- **Exercise**
Pictures in the data below are not part of the copy; transcribe everything else exactly.

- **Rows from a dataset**
-*-

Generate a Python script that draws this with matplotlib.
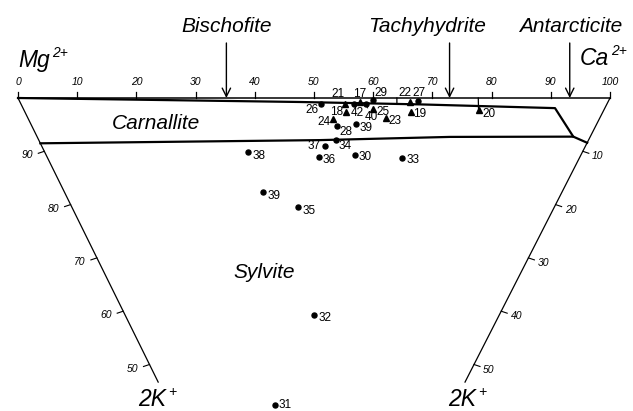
import numpy as np
import matplotlib.pyplot as plt

plt.rcParams['font.family'] = ['Liberation Sans', 'DejaVu Sans']

# brine compositions: Ca2+ (top scale, %) and 2K+ (%)
circle_ids = ['26', '42', '40', '29', '27', '28', '39', '34', '37', '36',
              '30', '33', '38', '39', '35', '32', '31']
circle_ca = [50.6, 56.2, 58.2, 59.8, 67.3, 51.2, 54.6, 49.9, 47.4, 45.5,
             51.5, 59.2, 33.9, 32.9, 37.2, 29.9, 15.8]
circle_k = [1.2, 1.1, 1.1, 0.4, 0.6, 5.3, 4.9, 7.8, 9.0, 11.0,
            10.7, 11.2, 10.2, 17.7, 20.5, 40.7, 57.6]

triangle_ids = ['21', '17', '25', '23', '22', '19', '18', '24', '20']
triangle_ca = [54.7, 57.4, 58.9, 60.2, 65.8, 65.0, 54.1, 51.2, 76.6]
triangle_k = [1.1, 0.7, 2.0, 3.8, 0.8, 2.6, 2.6, 3.9, 2.3]

# carnallite field boundaries
upper_ca = [0.0, 47.3, 67.3, 89.7, 89.9]
upper_k = [0.0, 0.75, 1.2, 1.9, 7.25]
lower_ca = [0.0, 47.1, 69.2, 89.9, 91.6]
lower_k = [8.5, 7.9, 7.3, 7.25, 8.4]

# saturation points of the chloride minerals on the Mg-Ca side
minerals = ['Bischofite', 'Tachyhydrite', 'Antarcticite']
mineral_ca = [35.2, 72.9, 93.2]

# tie lines: (Ca at top, Ca at end, 2K at end)
tie_lines = [(77.75, 76.6, 2.3), (64.0, 63.4, 1.2)]

top_ticks = np.arange(0, 101, 10)
side_ticks = np.arange(10, 51, 10)

# label offsets in pixels (right, down)
circle_offsets = [(-9, 6), (3, 9), (6, 13), (8, -7), (1, -8), (9, 6), (10, 4),
                  (9, 6), (-11, 0), (10, 3), (11, 2), (11, 2), (11, 4),
                  (11, 4), (11, 4), (11, 3), (10, 0)]
triangle_offsets = [(-7, -10), (0, -8), (10, 3), (9, 3), (-5, -9), (9, 2),
                    (-9, 0), (-9, 3), (10, 4)]
leader = {'40', '21'}

X0, X1, Y0 = 18.0, 610.0, 98.0
LEFT_DX, RIGHT_DX, DY = 2.63, 2.72, 5.33
K_END = 53.3


def tern(ca, k):
    ca = np.asarray(ca, float)
    k = np.asarray(k, float)
    x_left = X0 + LEFT_DX * k
    x_right = X1 - RIGHT_DX * k
    x = x_left + (x_right - x_left) * ca / (100.0 - k)
    y = Y0 + DY * k
    return x, y


fig = plt.figure(figsize=(6.33, 4.11), dpi=100)
ax = fig.add_axes([0, 0, 1, 1])
ax.set_xlim(0, 633)
ax.set_ylim(411, 0)
ax.axis('off')

# frame
x, y = tern([0, 100], [0, 0])
ax.plot(x, y, color='k', lw=1.1)
x, y = tern([0, 0], [0, K_END])
ax.plot(x, y, color='k', lw=0.9)
x, y = tern([100, 100 - K_END], [0, K_END])
ax.plot(x, y, color='k', lw=0.9)

for t in top_ticks:
    x, y = tern(t, 0)
    ax.plot([x, x], [y, y - 6], color='k', lw=0.9)
    ax.text(x, y - 16, str(t), ha='center', va='center', fontsize=7.5,
            style='italic')

for t in side_ticks:
    x, y = tern(0, t)
    ax.plot([x, x - 6], [y, y + 2], color='k', lw=0.8)
    ax.text(x - 17, y + 4, str(100 - t), ha='center', va='center',
            fontsize=7.5, style='italic')
    x, y = tern(100 - t, t)
    ax.plot([x, x + 6], [y, y + 2], color='k', lw=0.8)
    ax.text(x + 15, y + 5, str(t), ha='center', va='center',
            fontsize=7.5, style='italic')

# carnallite field
ax.plot(*tern(upper_ca, upper_k), color='k', lw=1.6, solid_joinstyle='round')
ax.plot(*tern(lower_ca, lower_k), color='k', lw=1.6, solid_joinstyle='round')

for ca_top, ca_end, k_end in tie_lines:
    x0, y0 = tern(ca_top, 0)
    x1, y1 = tern(ca_end, k_end)
    ax.plot([x0, x1], [y0, y1], color='k', lw=0.9)

# mineral arrows
for name, ca in zip(minerals, mineral_ca):
    x, y = tern(ca, 0)
    ax.annotate('', xy=(x, y), xytext=(x, 43),
                arrowprops=dict(arrowstyle='->,head_length=0.6,head_width=0.3',
                                lw=1.0, color='k', shrinkA=0, shrinkB=0))
tx = {'Bischofite': 0, 'Tachyhydrite': -23, 'Antarcticite': 1}
for name, ca in zip(minerals, mineral_ca):
    x, y = tern(ca, 0)
    ax.text(x + tx[name], 32, name, ha='center', va='baseline', fontsize=15,
            style='italic')

# samples
x, y = tern(circle_ca, circle_k)
ax.plot(x, y, 'o', color='k', ms=3.6)
for i, lab in enumerate(circle_ids):
    dx, dy = circle_offsets[i]
    ax.annotate(lab, xy=(x[i], y[i]), xytext=(dx, -dy),
                textcoords='offset pixels', ha='center', va='center',
                fontsize=8.5,
                arrowprops=dict(arrowstyle='-', lw=0.6, shrinkA=4, shrinkB=2)
                if lab in leader else None)

x, y = tern(triangle_ca, triangle_k)
ax.plot(x, y, '^', color='k', ms=4.5)
for i, lab in enumerate(triangle_ids):
    dx, dy = triangle_offsets[i]
    ax.annotate(lab, xy=(x[i], y[i]), xytext=(dx, -dy),
                textcoords='offset pixels', ha='center', va='center',
                fontsize=8.5,
                arrowprops=dict(arrowstyle='-', lw=0.6, shrinkA=4, shrinkB=2)
                if lab in leader else None)

# field and corner names
ax.text(156, 123, 'Carnallite', ha='center', va='center', fontsize=15,
        style='italic')
ax.text(264, 272, 'Sylvite', ha='center', va='center', fontsize=15,
        style='italic')

ax.text(18, 67, 'Mg', ha='left', va='baseline', fontsize=16.5, style='italic')
ax.text(52, 57, '2+', ha='left', va='baseline', fontsize=10, style='italic')
ax.text(580, 65, 'Ca', ha='left', va='baseline', fontsize=16.5, style='italic')
ax.text(611, 55, '2+', ha='left', va='baseline', fontsize=10, style='italic')
ax.text(138, 406, '2K', ha='left', va='baseline', fontsize=16.5, style='italic')
ax.text(168, 396, '+', ha='left', va='baseline', fontsize=10, style='italic')
ax.text(448, 406, '2K', ha='left', va='baseline', fontsize=16.5, style='italic')
ax.text(478, 396, '+', ha='left', va='baseline', fontsize=10, style='italic')

fig.savefig('out.png', dpi=100)
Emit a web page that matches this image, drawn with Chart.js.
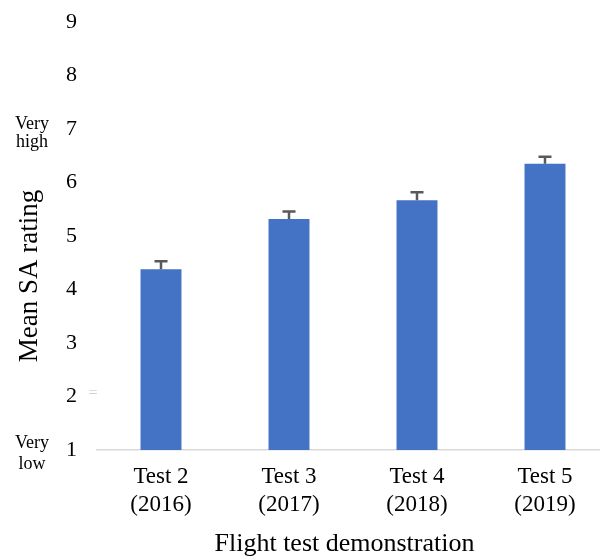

-*-

- **Correct response**
Generate a Python script that draws this with matplotlib.
import numpy as np
import matplotlib.pyplot as plt

plt.rcParams['font.family'] = ['Liberation Sans', 'DejaVu Sans']

# brine compositions: Ca2+ (top scale, %) and 2K+ (%)
circle_ids = ['26', '42', '40', '29', '27', '28', '39', '34', '37', '36',
              '30', '33', '38', '39', '35', '32', '31']
circle_ca = [50.6, 56.2, 58.2, 59.8, 67.3, 51.2, 54.6, 49.9, 47.4, 45.5,
             51.5, 59.2, 33.9, 32.9, 37.2, 29.9, 15.8]
circle_k = [1.2, 1.1, 1.1, 0.4, 0.6, 5.3, 4.9, 7.8, 9.0, 11.0,
            10.7, 11.2, 10.2, 17.7, 20.5, 40.7, 57.6]

triangle_ids = ['21', '17', '25', '23', '22', '19', '18', '24', '20']
triangle_ca = [54.7, 57.4, 58.9, 60.2, 65.8, 65.0, 54.1, 51.2, 76.6]
triangle_k = [1.1, 0.7, 2.0, 3.8, 0.8, 2.6, 2.6, 3.9, 2.3]

# carnallite field boundaries
upper_ca = [0.0, 47.3, 67.3, 89.7, 89.9]
upper_k = [0.0, 0.75, 1.2, 1.9, 7.25]
lower_ca = [0.0, 47.1, 69.2, 89.9, 91.6]
lower_k = [8.5, 7.9, 7.3, 7.25, 8.4]

# saturation points of the chloride minerals on the Mg-Ca side
minerals = ['Bischofite', 'Tachyhydrite', 'Antarcticite']
mineral_ca = [35.2, 72.9, 93.2]

# tie lines: (Ca at top, Ca at end, 2K at end)
tie_lines = [(77.75, 76.6, 2.3), (64.0, 63.4, 1.2)]

top_ticks = np.arange(0, 101, 10)
side_ticks = np.arange(10, 51, 10)

# label offsets in pixels (right, down)
circle_offsets = [(-9, 6), (3, 9), (6, 13), (8, -7), (1, -8), (9, 6), (10, 4),
                  (9, 6), (-11, 0), (10, 3), (11, 2), (11, 2), (11, 4),
                  (11, 4), (11, 4), (11, 3), (10, 0)]
triangle_offsets = [(-7, -10), (0, -8), (10, 3), (9, 3), (-5, -9), (9, 2),
                    (-9, 0), (-9, 3), (10, 4)]
leader = {'40', '21'}

X0, X1, Y0 = 18.0, 610.0, 98.0
LEFT_DX, RIGHT_DX, DY = 2.63, 2.72, 5.33
K_END = 53.3


def tern(ca, k):
    ca = np.asarray(ca, float)
    k = np.asarray(k, float)
    x_left = X0 + LEFT_DX * k
    x_right = X1 - RIGHT_DX * k
    x = x_left + (x_right - x_left) * ca / (100.0 - k)
    y = Y0 + DY * k
    return x, y


fig = plt.figure(figsize=(6.33, 4.11), dpi=100)
ax = fig.add_axes([0, 0, 1, 1])
ax.set_xlim(0, 633)
ax.set_ylim(411, 0)
ax.axis('off')

# frame
x, y = tern([0, 100], [0, 0])
ax.plot(x, y, color='k', lw=1.1)
x, y = tern([0, 0], [0, K_END])
ax.plot(x, y, color='k', lw=0.9)
x, y = tern([100, 100 - K_END], [0, K_END])
ax.plot(x, y, color='k', lw=0.9)

for t in top_ticks:
    x, y = tern(t, 0)
    ax.plot([x, x], [y, y - 6], color='k', lw=0.9)
    ax.text(x, y - 16, str(t), ha='center', va='center', fontsize=7.5,
            style='italic')

for t in side_ticks:
    x, y = tern(0, t)
    ax.plot([x, x - 6], [y, y + 2], color='k', lw=0.8)
    ax.text(x - 17, y + 4, str(100 - t), ha='center', va='center',
            fontsize=7.5, style='italic')
    x, y = tern(100 - t, t)
    ax.plot([x, x + 6], [y, y + 2], color='k', lw=0.8)
    ax.text(x + 15, y + 5, str(t), ha='center', va='center',
            fontsize=7.5, style='italic')

# carnallite field
ax.plot(*tern(upper_ca, upper_k), color='k', lw=1.6, solid_joinstyle='round')
ax.plot(*tern(lower_ca, lower_k), color='k', lw=1.6, solid_joinstyle='round')

for ca_top, ca_end, k_end in tie_lines:
    x0, y0 = tern(ca_top, 0)
    x1, y1 = tern(ca_end, k_end)
    ax.plot([x0, x1], [y0, y1], color='k', lw=0.9)

# mineral arrows
for name, ca in zip(minerals, mineral_ca):
    x, y = tern(ca, 0)
    ax.annotate('', xy=(x, y), xytext=(x, 43),
                arrowprops=dict(arrowstyle='->,head_length=0.6,head_width=0.3',
                                lw=1.0, color='k', shrinkA=0, shrinkB=0))
tx = {'Bischofite': 0, 'Tachyhydrite': -23, 'Antarcticite': 1}
for name, ca in zip(minerals, mineral_ca):
    x, y = tern(ca, 0)
    ax.text(x + tx[name], 32, name, ha='center', va='baseline', fontsize=15,
            style='italic')

# samples
x, y = tern(circle_ca, circle_k)
ax.plot(x, y, 'o', color='k', ms=3.6)
for i, lab in enumerate(circle_ids):
    dx, dy = circle_offsets[i]
    ax.annotate(lab, xy=(x[i], y[i]), xytext=(dx, -dy),
                textcoords='offset pixels', ha='center', va='center',
                fontsize=8.5,
                arrowprops=dict(arrowstyle='-', lw=0.6, shrinkA=4, shrinkB=2)
                if lab in leader else None)

x, y = tern(triangle_ca, triangle_k)
ax.plot(x, y, '^', color='k', ms=4.5)
for i, lab in enumerate(triangle_ids):
    dx, dy = triangle_offsets[i]
    ax.annotate(lab, xy=(x[i], y[i]), xytext=(dx, -dy),
                textcoords='offset pixels', ha='center', va='center',
                fontsize=8.5,
                arrowprops=dict(arrowstyle='-', lw=0.6, shrinkA=4, shrinkB=2)
                if lab in leader else None)

# field and corner names
ax.text(156, 123, 'Carnallite', ha='center', va='center', fontsize=15,
        style='italic')
ax.text(264, 272, 'Sylvite', ha='center', va='center', fontsize=15,
        style='italic')

ax.text(18, 67, 'Mg', ha='left', va='baseline', fontsize=16.5, style='italic')
ax.text(52, 57, '2+', ha='left', va='baseline', fontsize=10, style='italic')
ax.text(580, 65, 'Ca', ha='left', va='baseline', fontsize=16.5, style='italic')
ax.text(611, 55, '2+', ha='left', va='baseline', fontsize=10, style='italic')
ax.text(138, 406, '2K', ha='left', va='baseline', fontsize=16.5, style='italic')
ax.text(168, 396, '+', ha='left', va='baseline', fontsize=10, style='italic')
ax.text(448, 406, '2K', ha='left', va='baseline', fontsize=16.5, style='italic')
ax.text(478, 396, '+', ha='left', va='baseline', fontsize=10, style='italic')

fig.savefig('out.png', dpi=100)
Emit a web page that matches this image, drawn with Chart.js.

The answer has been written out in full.